* **Exercise**: Verbatim output of all the material below is required.

---------- Dataset extract

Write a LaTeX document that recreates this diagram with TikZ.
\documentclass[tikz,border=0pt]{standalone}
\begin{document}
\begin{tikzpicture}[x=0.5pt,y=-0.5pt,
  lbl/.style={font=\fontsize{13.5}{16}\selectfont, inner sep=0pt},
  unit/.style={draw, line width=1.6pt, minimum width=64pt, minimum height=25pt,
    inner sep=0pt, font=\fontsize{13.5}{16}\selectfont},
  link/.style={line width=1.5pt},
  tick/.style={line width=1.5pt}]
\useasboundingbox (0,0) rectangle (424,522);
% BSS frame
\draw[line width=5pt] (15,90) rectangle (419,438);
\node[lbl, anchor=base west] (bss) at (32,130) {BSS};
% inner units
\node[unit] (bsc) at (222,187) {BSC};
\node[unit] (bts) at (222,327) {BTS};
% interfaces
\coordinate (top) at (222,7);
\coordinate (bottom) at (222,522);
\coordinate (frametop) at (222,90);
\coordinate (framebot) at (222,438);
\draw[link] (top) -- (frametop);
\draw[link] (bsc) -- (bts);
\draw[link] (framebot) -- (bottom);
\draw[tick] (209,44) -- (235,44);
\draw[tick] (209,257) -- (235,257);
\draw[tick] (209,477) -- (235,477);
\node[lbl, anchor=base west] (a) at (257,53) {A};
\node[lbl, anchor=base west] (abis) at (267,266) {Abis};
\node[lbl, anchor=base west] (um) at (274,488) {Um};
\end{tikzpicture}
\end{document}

--------------------

* **Problem solution**:
Write a LaTeX document that recreates this diagram with TikZ.
\documentclass[tikz,border=0pt]{standalone}
\begin{document}
\begin{tikzpicture}[x=0.5pt,y=-0.5pt,
  lbl/.style={font=\fontsize{13.5}{16}\selectfont, inner sep=0pt},
  unit/.style={draw, line width=1.6pt, minimum width=64pt, minimum height=25pt,
    inner sep=0pt, font=\fontsize{13.5}{16}\selectfont},
  link/.style={line width=1.5pt},
  tick/.style={line width=1.5pt}]
\useasboundingbox (0,0) rectangle (424,522);
% BSS frame
\draw[line width=5pt] (15,90) rectangle (419,438);
\node[lbl, anchor=base west] (bss) at (32,130) {BSS};
% inner units
\node[unit] (bsc) at (222,187) {BSC};
\node[unit] (bts) at (222,327) {BTS};
% interfaces
\coordinate (top) at (222,7);
\coordinate (bottom) at (222,522);
\coordinate (frametop) at (222,90);
\coordinate (framebot) at (222,438);
\draw[link] (top) -- (frametop);
\draw[link] (bsc) -- (bts);
\draw[link] (framebot) -- (bottom);
\draw[tick] (209,44) -- (235,44);
\draw[tick] (209,257) -- (235,257);
\draw[tick] (209,477) -- (235,477);
\node[lbl, anchor=base west] (a) at (257,53) {A};
\node[lbl, anchor=base west] (abis) at (267,266) {Abis};
\node[lbl, anchor=base west] (um) at (274,488) {Um};
\end{tikzpicture}
\end{document}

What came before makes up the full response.